Currie’s “follow me” start on tuned percussion is immediately answered by slap bass and trumpet blasts and as the piece develops the percussive sounds of timpani, harp and celeste are crucial supports, as are the vibrant double bassoon, cor anglais and E flat clarinet colours in the winds.

The soloist is rarely required to hit the untuned percussion very hard, but some of the writing is very fast indeed. The third of three unseparated movements has a long marimba solo before it ends on a shimmer of glockenspiel, string harmonics and breath effects on the horns.

Grime’s radical modernity was framed by works of Beethoven, Haydn and Anton Eberl, the latter two overtures to operas about islands and women. While Eberl’s Overture to The Queen of the Black Islands made you feel you had seen the opera in its full-on drama, Haydn’s for The Uninhabited Island rather made one yearn to see a full staging of the shipwreck story.

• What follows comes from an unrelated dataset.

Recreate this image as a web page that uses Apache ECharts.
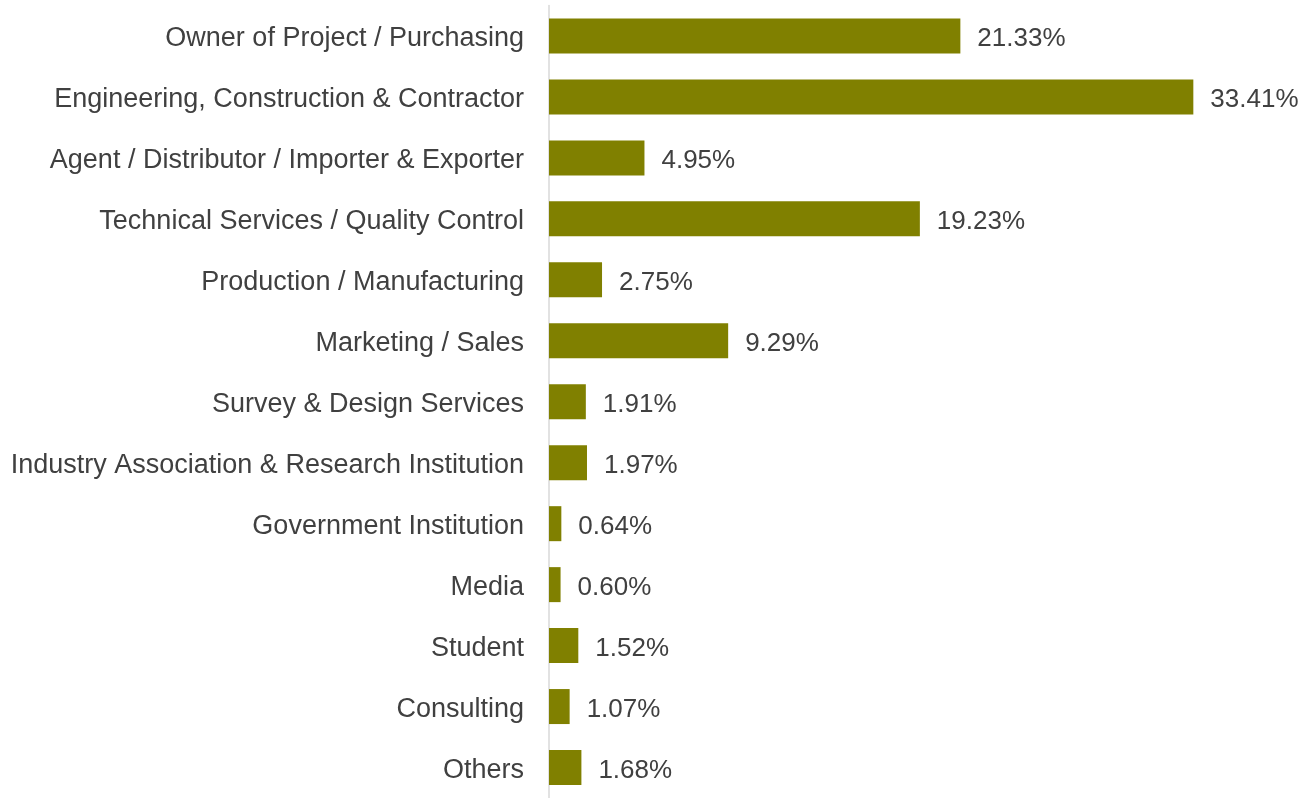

Completing the programme was Beethoven’s Symphony No 4, a work that seems to have featured regularly in Scottish concert schedules of late. Schuldt’s version came in very clearly delineated chapters, with a very bouncy second movement Adagio and huge enthusiasm for the rhythmic games of the Scherzo. Among the fine wind solos, first bassoon Cerys Ambrose-Evans stood out.